He says the most expensive thing in the world was Californium-252 at $1,000 a microgram.
Since this answer is several years old, is it still accurate? Is Californium-252 more expensive nowadays or is there something even pricier than this isotope?
And Bush wants to reduce taxation? :rolleyes: I mean, how are gonna afford to build the starship Enterprise if he does that? He is so short-sighted…
But seriously…
andros: Anti-matter would be a substance if you have an anti-proton orbited by a positron; this would be an atom of anti-hydrogen. It seems to me that you only need one stable atom in order to have a substance.
onigame - $10 per milligram? That’s a little too cheap. I noticed that the page to which you provided a link is a page for a graphic design company called Californium, and I suspected that they might have been careless with their units. I went to the Oak Ridge National Laboratory page and found their advertisement for Californium. When I called the number at the bottom of the page, the nice lady at the other end told me that Californium-252 is $65 per microgram, plus shipping charges. I have no idea how much shipping charges are, and the employee of the ORNL told me they only calculate the shipping charges for an official quote, not an inquiry over the phone.

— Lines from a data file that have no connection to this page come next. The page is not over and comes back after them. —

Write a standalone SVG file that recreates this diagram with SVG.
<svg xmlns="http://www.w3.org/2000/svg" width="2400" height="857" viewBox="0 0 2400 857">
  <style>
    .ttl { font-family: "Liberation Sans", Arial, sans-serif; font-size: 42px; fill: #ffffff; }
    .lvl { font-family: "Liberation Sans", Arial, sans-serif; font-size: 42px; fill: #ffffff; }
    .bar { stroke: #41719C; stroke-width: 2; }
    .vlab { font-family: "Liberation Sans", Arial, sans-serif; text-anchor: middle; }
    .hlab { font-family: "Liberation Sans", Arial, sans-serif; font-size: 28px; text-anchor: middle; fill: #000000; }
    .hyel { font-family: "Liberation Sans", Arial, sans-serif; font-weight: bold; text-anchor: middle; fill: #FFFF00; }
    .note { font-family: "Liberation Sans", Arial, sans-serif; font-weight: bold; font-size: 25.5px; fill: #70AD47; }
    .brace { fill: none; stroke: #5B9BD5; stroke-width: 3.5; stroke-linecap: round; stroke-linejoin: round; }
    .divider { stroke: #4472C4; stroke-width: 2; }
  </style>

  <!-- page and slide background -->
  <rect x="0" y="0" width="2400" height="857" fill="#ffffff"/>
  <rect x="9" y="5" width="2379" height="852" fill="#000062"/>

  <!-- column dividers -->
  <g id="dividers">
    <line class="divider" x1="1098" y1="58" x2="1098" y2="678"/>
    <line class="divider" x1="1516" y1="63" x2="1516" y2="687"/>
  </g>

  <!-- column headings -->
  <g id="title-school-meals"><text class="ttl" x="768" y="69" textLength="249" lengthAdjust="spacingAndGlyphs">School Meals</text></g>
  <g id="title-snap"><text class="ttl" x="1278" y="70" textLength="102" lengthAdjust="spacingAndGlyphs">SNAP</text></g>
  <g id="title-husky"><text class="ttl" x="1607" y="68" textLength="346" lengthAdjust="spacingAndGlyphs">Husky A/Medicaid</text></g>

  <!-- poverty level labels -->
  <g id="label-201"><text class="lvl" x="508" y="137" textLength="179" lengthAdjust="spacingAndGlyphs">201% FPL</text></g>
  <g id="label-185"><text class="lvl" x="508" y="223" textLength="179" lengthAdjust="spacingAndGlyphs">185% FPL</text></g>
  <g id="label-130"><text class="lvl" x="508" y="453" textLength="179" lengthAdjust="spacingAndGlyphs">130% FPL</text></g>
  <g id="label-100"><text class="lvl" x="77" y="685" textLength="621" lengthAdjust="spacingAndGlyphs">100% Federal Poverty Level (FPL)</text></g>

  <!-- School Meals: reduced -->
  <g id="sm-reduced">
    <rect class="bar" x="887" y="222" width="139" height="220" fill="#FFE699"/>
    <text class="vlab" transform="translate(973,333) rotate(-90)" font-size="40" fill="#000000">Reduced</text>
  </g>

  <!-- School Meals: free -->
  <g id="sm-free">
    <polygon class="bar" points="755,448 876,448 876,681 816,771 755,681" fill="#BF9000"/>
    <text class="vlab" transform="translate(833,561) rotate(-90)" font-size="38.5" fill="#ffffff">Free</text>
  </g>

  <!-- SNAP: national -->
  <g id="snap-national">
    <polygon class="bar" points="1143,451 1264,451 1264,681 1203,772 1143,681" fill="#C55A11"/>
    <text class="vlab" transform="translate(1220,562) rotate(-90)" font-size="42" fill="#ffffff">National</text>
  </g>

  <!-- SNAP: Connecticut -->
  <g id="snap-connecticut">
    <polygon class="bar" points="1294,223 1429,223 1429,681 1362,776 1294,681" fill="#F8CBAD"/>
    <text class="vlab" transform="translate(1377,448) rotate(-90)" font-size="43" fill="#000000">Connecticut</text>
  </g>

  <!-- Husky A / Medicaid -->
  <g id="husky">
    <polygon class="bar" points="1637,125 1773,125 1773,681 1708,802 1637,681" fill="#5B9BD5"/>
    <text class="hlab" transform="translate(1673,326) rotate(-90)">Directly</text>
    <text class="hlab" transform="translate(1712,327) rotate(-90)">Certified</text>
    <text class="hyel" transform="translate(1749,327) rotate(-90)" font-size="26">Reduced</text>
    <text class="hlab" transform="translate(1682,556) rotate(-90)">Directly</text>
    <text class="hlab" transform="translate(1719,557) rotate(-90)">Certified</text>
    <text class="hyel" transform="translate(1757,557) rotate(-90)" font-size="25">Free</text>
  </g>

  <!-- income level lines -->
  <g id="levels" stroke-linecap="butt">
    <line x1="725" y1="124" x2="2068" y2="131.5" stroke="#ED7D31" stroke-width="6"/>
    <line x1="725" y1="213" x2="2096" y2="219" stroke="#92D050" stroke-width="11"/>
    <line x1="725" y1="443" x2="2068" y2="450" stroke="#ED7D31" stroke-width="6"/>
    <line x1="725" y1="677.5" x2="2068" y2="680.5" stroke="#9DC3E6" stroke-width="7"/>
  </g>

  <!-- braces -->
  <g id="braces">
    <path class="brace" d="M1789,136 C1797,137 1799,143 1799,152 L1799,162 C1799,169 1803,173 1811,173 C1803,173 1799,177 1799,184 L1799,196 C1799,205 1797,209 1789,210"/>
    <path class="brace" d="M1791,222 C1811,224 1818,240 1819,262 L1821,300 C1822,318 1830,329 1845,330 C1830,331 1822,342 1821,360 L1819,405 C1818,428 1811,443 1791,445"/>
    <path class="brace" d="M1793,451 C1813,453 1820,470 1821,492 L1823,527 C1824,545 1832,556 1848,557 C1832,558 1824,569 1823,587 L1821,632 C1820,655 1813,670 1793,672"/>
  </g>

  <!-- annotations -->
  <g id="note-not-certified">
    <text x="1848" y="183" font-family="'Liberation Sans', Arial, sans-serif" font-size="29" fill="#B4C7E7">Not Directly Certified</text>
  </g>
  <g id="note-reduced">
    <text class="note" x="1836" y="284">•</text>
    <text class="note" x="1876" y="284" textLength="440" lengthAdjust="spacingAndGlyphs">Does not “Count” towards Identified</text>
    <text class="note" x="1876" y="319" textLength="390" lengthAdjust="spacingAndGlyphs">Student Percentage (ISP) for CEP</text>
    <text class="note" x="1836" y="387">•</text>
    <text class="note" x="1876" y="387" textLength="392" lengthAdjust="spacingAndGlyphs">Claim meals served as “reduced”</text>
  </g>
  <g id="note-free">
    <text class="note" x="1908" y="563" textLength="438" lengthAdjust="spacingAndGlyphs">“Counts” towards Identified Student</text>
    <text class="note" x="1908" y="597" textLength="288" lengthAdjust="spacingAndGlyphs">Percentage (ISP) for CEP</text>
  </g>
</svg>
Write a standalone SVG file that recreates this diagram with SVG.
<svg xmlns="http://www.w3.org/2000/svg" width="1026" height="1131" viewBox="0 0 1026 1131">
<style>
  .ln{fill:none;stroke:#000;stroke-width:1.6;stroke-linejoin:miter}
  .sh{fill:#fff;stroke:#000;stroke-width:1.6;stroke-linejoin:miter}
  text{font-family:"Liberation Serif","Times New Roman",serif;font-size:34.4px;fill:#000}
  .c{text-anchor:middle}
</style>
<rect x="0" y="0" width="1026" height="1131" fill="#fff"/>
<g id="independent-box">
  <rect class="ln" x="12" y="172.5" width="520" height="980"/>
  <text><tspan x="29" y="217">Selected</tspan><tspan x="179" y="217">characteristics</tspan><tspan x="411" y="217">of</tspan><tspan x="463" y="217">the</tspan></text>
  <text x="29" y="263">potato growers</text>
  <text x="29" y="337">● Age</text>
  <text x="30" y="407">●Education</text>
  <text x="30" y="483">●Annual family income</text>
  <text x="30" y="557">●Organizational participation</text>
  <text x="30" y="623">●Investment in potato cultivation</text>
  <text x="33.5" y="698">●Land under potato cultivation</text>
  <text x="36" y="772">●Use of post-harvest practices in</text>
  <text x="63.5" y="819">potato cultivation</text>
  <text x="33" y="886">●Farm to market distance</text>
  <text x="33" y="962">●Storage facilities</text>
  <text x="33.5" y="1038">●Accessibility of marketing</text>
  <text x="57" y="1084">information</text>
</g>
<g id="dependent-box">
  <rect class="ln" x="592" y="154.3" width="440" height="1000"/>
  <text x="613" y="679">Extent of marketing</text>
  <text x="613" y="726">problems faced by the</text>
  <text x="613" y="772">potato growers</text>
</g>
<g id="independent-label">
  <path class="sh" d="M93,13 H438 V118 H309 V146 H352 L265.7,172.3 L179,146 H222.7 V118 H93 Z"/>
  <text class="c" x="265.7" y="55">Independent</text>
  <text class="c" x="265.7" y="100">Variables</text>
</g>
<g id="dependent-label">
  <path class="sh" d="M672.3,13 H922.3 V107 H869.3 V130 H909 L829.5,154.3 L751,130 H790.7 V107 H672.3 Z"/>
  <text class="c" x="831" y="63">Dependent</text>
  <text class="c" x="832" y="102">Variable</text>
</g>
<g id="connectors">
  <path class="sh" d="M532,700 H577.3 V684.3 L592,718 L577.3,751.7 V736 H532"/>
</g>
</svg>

I agree that it’s too cheap. I think the company couldn’t figure out how to type a lower-case “mu” and decided that “m” was close enough. Or something like that.
Back to the column, though, I suspect that Cecil’s answer still stands. Yes, antimatter is more expensive to produce (as it was at the time the column was written, as well), but it’s not (currently) a saleable commodity. You’ll never see CERN calling up Brookhaven on the phone and saying “Hey, we’re running a bit low on positrons. Could you ship us a few, and we’ll drop a check in the mail?”. Various laboratries and such will, however, buy and sell small quantities of californium.
Chronos, you may very well have a good argument for saying that antimatter just doesn’t matter to the discussion here, but that doesn’t mean that Californium-252 is still the most expensive item – after all, it’s apparently depreciated quite a bit already!
Someone will have to call up one of those laboratories and ask if Cf-252 is still the most expensive one.
I looked at http://www.guinnessrecords.com and while I could not find the most expensive thing in the world, I did find that the rarest natural element on Earth is astatine. (I’ve never heard of it before.) It is estimated that if we were to strip-mine the entire Earth’s crust and filter out all the astatine, we’d get about 9 ounces of it. http://www.encyclopedia.com says there’s probably only one ounce of it.
Astatine 211 can be produced more cheaply, however, by using a cyclotron to bombard bismuth 209 with alpha particles. It’s radioactive, with a half-life of about 7.21 hours.